How to Add an API to Stremio: A Complete Guide
Stremio's real power doesn't come from the app itself — it comes from the add-on ecosystem built on top of it. Understanding how APIs connect to Stremio unlocks a dramatically expanded library of content, metadata, and streaming sources. Here's exactly how that system works.
What "Adding an API" Actually Means in Stremio
In Stremio, you don't connect raw APIs directly the way a developer would in a coding environment. Instead, Stremio uses a standardized add-on protocol — essentially a structured API format that third-party developers build their services around. When users talk about "adding an API to Stremio," they typically mean one of two things:
- Installing a community-built add-on that runs on its own server and exposes an API endpoint Stremio can talk to
- Self-hosting or deploying a custom add-on using Stremio's open SDK, then pointing the app to that endpoint
Both paths use the same underlying mechanism: a manifest URL — a web address that Stremio reads to understand what the add-on offers.
How the Stremio Add-On API System Works
Every Stremio add-on exposes a manifest.json file at a public URL. This manifest tells Stremio:
- What types of content the add-on provides (movies, series, channels, etc.)
- What resources it can respond to (catalog, stream, meta, subtitles)
- Which ID types it supports (IMDb IDs, for example)
When you add an add-on, Stremio sends requests to that add-on's API endpoints and receives structured JSON responses. The app handles the display — the add-on handles the data.
This architecture means add-ons are stateless and URL-based. No installation file is downloaded. The app simply queries a live endpoint.
Step-by-Step: Adding an Add-On via Its API URL 🔧
Method 1 — Through the Stremio Add-On Catalog
- Open Stremio and click the puzzle piece icon (Add-ons) in the top navigation
- Browse the official catalog or use the search bar
- Click Install on any listed add-on — Stremio handles the API connection automatically
Method 2 — Adding a Custom or Community API Endpoint Manually
This is where the "API" framing becomes most relevant:
- Obtain the manifest URL for the add-on or API endpoint (typically ends in
/manifest.json) - In Stremio, navigate to Add-ons → search bar at the top
- Paste the full manifest URL directly into the search field
- Press Enter — Stremio will fetch and read the manifest
- Click Install when the add-on card appears
That URL is the API entry point. Stremio does the rest.
Method 3 — Using a Community Add-On Configuration Page
Many popular add-ons (particularly those with authentication or filtering options) have external configuration pages. You:
- Visit the add-on's web interface in a browser
- Configure your preferences, log in if required, or enter an API key for a third-party service
- The page generates a personalized manifest URL with your settings encoded
- You copy that URL and paste it into Stremio as described in Method 2
This is common for add-ons that connect to services requiring credentials — the API key becomes part of the URL string itself.
Key Variables That Affect How This Works
Not every setup produces the same result.

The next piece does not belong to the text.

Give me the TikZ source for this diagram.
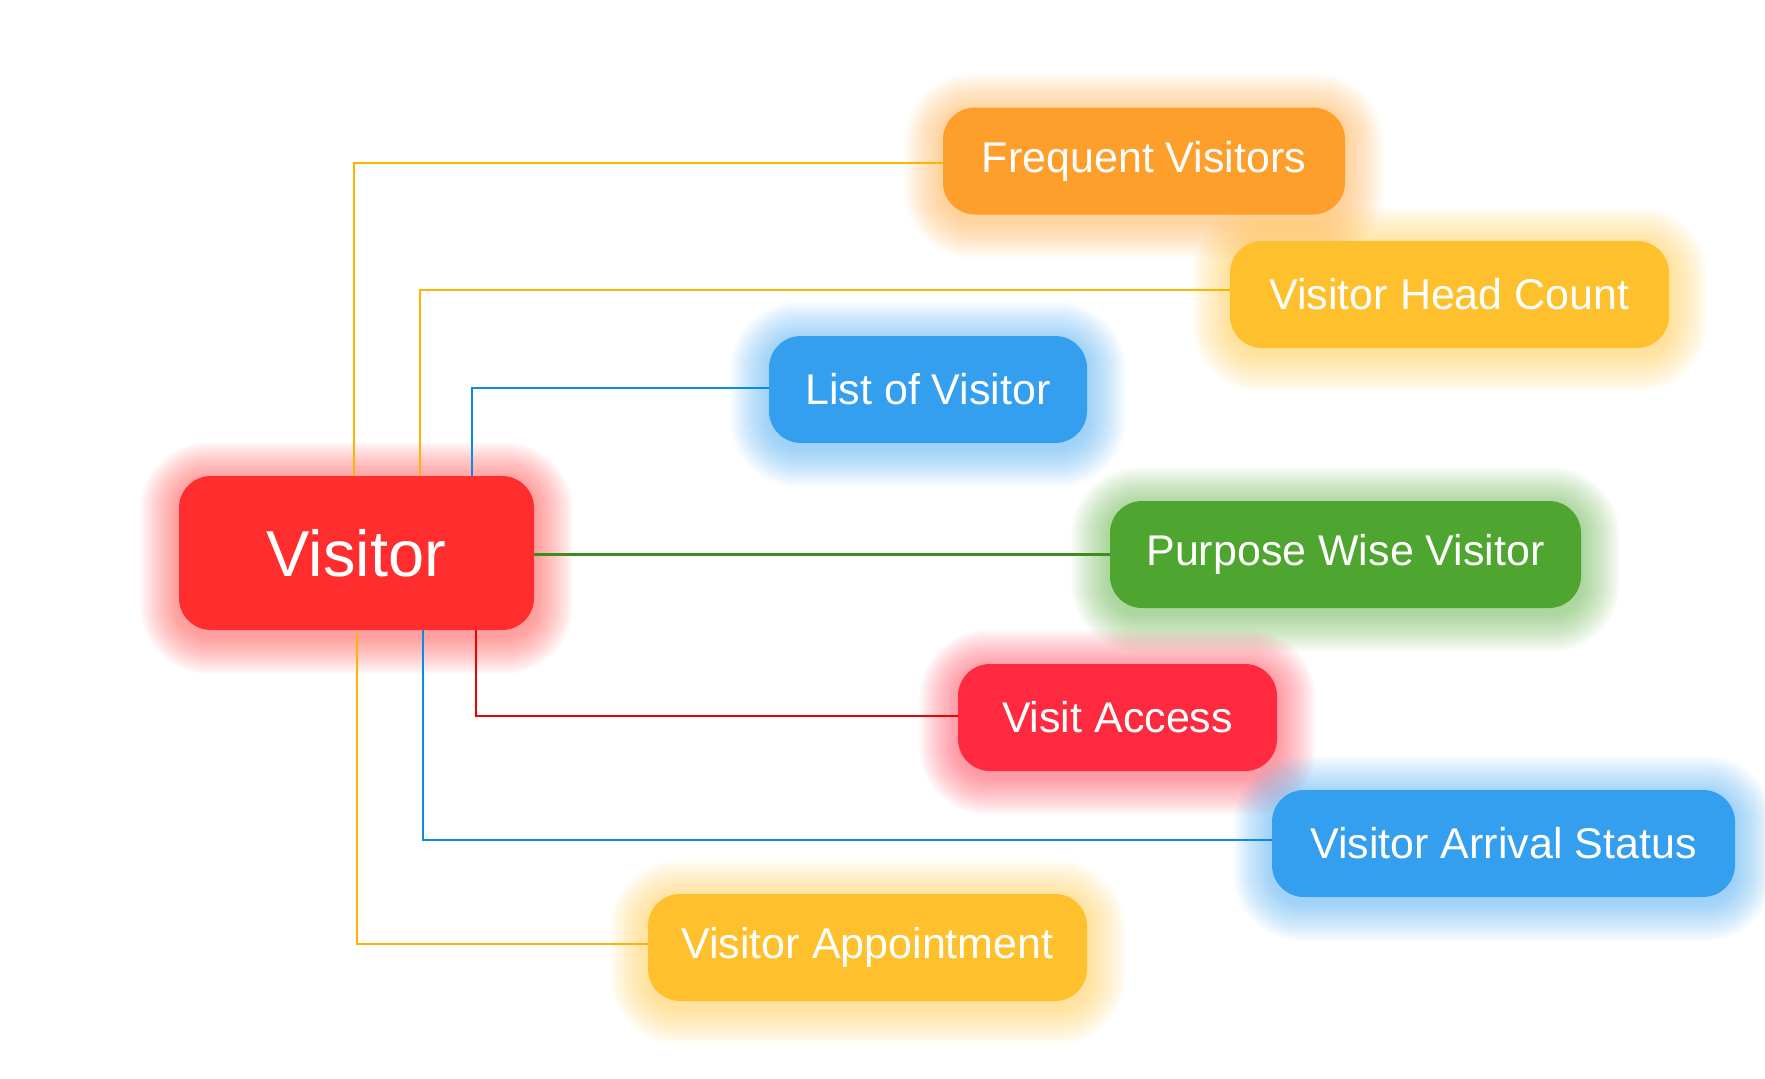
\documentclass[tikz,border=0pt]{standalone}
\usepackage{fontspec}
\setmainfont{Liberation Sans}
\usepackage{xcolor}
\usepackage{tikz}
\usetikzlibrary{positioning, backgrounds, calc}
\definecolor{hubred}{RGB}{255, 45, 45}
\definecolor{freqorange}{RGB}{255, 159, 43}
\definecolor{amber}{RGB}{255, 192, 45}
\definecolor{skyblue}{RGB}{52, 158, 239}
\definecolor{leafgreen}{RGB}{78, 165, 47}
\definecolor{accessred}{RGB}{255, 42, 64}
\definecolor{lineorange}{RGB}{255, 180, 0}
\definecolor{lineblue}{RGB}{10, 139, 232}
\definecolor{linegreen}{RGB}{60, 140, 30}
\definecolor{linered}{RGB}{240, 0, 0}

% soft coloured halo round a node
\newcommand{\halo}[2]{%
  \foreach \g in {1,...,26}
    \fill[#2, opacity=0.024, rounded corners=30pt+\g*1.5pt]
      ([shift={(-\g*1.5pt,-\g*1.5pt-5pt)}]#1.south west) rectangle
      ([shift={(\g*1.5pt,\g*1.5pt-5pt)}]#1.north east);
}

\begin{document}
\begin{tikzpicture}[x=1pt, y=-1pt,
    box/.style={rectangle, rounded corners=32pt, text=white, inner sep=0pt,
      minimum height=107pt, font=\fontsize{43}{50}\selectfont},
    link/.style={line width=2.5pt}]
    \useasboundingbox (0,0) rectangle (1765,1079);

    % Centre
    \node[box, fill=hubred, minimum width=355pt, minimum height=154pt,
      font=\fontsize{65}{75}\selectfont] (visitor) at (356.5,553) {Visitor};

    % Branches
    \node[box, fill=freqorange, minimum width=402pt] (frequent) at (1144,161) {Frequent Visitors};
    \node[box, fill=amber, minimum width=439pt] (headcount) at (1449.5,294.5) {Visitor Head Count};
    \node[box, fill=skyblue, minimum width=318pt] (listof) at (928,389.5) {List of Visitor};
    \node[box, fill=leafgreen, minimum width=471pt] (purpose) at (1345.5,554.5) {Purpose Wise Visitor};
    \node[box, fill=accessred, minimum width=319pt] (access) at (1117.5,717.5) {Visit Access};
    \node[box, fill=skyblue, minimum width=463pt] (arrival) at (1503.5,843.5) {Visitor Arrival Status};
    \node[box, fill=amber, minimum width=439pt] (appointment) at (867.5,947.5) {Visitor Appointment};

    \begin{scope}[on background layer]
    % Halos
    \halo{visitor}{hubred}
    \halo{frequent}{freqorange}
    \halo{headcount}{amber}
    \halo{listof}{skyblue}
    \halo{purpose}{leafgreen}
    \halo{access}{accessred}
    \halo{arrival}{skyblue}
    \halo{appointment}{amber}

    % Connectors
    \draw[link, lineorange] ([xshift=-2.5pt]visitor.north) |- ([yshift=-2pt]frequent.west);
    \draw[link, lineorange] ([xshift=63.5pt]visitor.north) |- ([yshift=4.5pt]headcount.west);
    \draw[link, lineblue] ([xshift=115.5pt]visitor.north) |- ([yshift=1.5pt]listof.west);
    \draw[link, linegreen] (visitor.east |- purpose.west) -- (purpose.west);
    \draw[link, linered] ([xshift=119.5pt]visitor.south) |- ([yshift=1.5pt]access.west);
    \draw[link, lineblue] ([xshift=66.5pt]visitor.south) |- ([yshift=3.5pt]arrival.west);
    \draw[link, lineorange] ([xshift=0.5pt, yshift=-3pt]visitor.south) |- ([yshift=3.5pt]appointment.west);
    \end{scope}

\end{tikzpicture}
\end{document}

Several factors shape your experience:
| Variable | Why It Matters |
|---|---|
| Stremio version | Older versions may not support newer manifest formats |
| Device / OS | Desktop (Windows, macOS, Linux) offers the most flexibility; mobile versions have some add-on restrictions |
| Add-on hosting | Self-hosted add-ons depend on your server's uptime and network |
| API key requirements | Some endpoints require valid credentials from external services |
| HTTPS vs HTTP | Stremio generally requires add-on endpoints to be served over HTTPS |
Self-Hosting a Custom Stremio Add-On API
Developers and technically inclined users can build and host their own add-on using the Stremio Add-On SDK (available in Node.js, with community ports in Python and other languages). The basic flow:
- Install the SDK and scaffold a new add-on project
- Define your manifest (content types, resources, ID prefixes)

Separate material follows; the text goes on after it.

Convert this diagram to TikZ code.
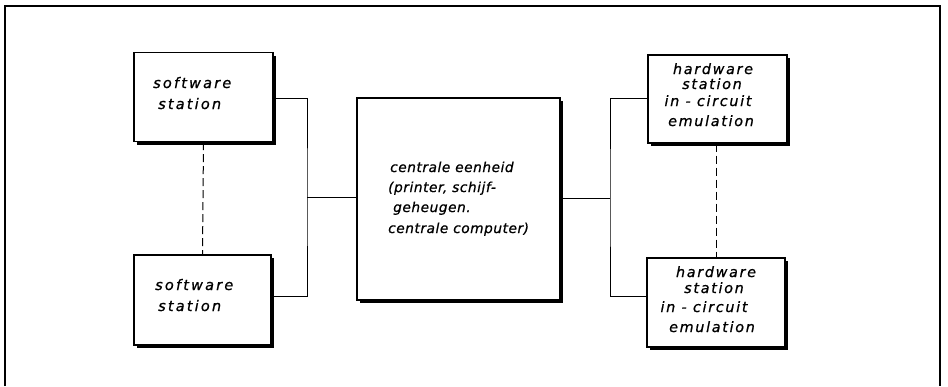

- Write handler functions that return properly formatted JSON for stream or catalog requests
- Deploy to a hosting environment (local network, VPS, cloud platform)
- Ensure the endpoint is reachable via HTTPS
- Add the resulting manifest URL to Stremio
Local development can use tools like ngrok to expose a localhost server temporarily for testing before full deployment.
Where the Setup Gets Personal 🎯
The mechanics above are consistent — the manifest URL system works the same way for everyone. What diverges quickly is the context around it:
- Whether you need an add-on that's publicly hosted or self-controlled depends on your privacy preferences and technical comfort level
- Add-ons that require external API keys (for metadata services, subtitle providers, or content databases) introduce their own account requirements and rate limits
- Users on mobile or TV-based Stremio clients may find that certain add-on types behave differently than on desktop
- Self-hosting introduces infrastructure decisions — server specs, uptime needs, domain configuration — that vary significantly based on how you intend to use the add-on
The mechanism for connecting an API to Stremio is straightforward. What that connection should look like for any specific viewer depends entirely on what they're trying to accomplish and what they're working with.